3 Women Buy a Box of Legos for a Child, Find $40,000 Worth of Meth Inside

3 Women Buy a Box of Legos for a Child, Find $40,000 Worth of Meth Inside
Stock image of legos. Alexas_Fotos/Pixabay
Venus Upadhayaya
Updated:

Three women purchased a box of Legos in Charleston, South Carolina, as a gift for a child but instead found methamphetamine worth $40,000 inside.

The women purchased the toy box from a consignment shop and took it home unaware that they were transporting three pounds of meth, reported the Statesboro Herald.

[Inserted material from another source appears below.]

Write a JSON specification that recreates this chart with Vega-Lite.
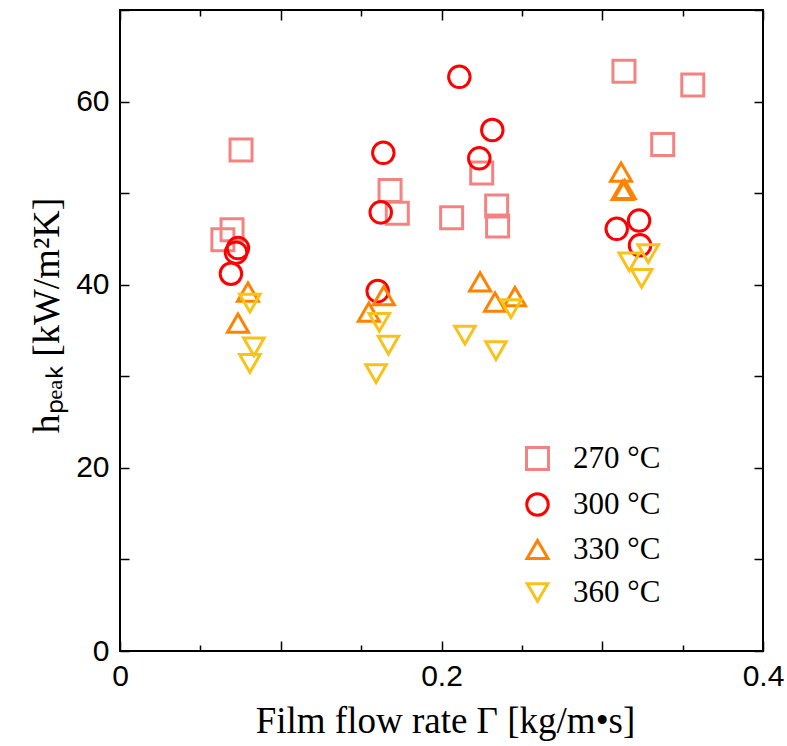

“They took it and gave it to a young child, who opened the box,” said Bulloch County sheriff’s Investigator Jim Riggs.

The three women reported the box to Bulloch County sheriff’s Investigator Jason Borne who said that lengthy investigation with Drug Enforcement Agency agents revealed that the drugs were possibly sent to an incorrect address.

Riggs said drug shipments are often mailed by drug dealers to empty or abandoned addresses from where they get picked up. But many times the United States Postal Service doesn’t drop off the mail at such addresses. They don’t leave them with the neighbors either and instead bring them back to the post office.

Later these unclaimed packages are sold at auctions and the Drug Enforcement Agency agents believe that’s where the Lego box containing the meth came from.

Riggs said the child was upset when he opened the box, but the people who were meant to receive the mailed shipment of the drugs would have been even more disappointed.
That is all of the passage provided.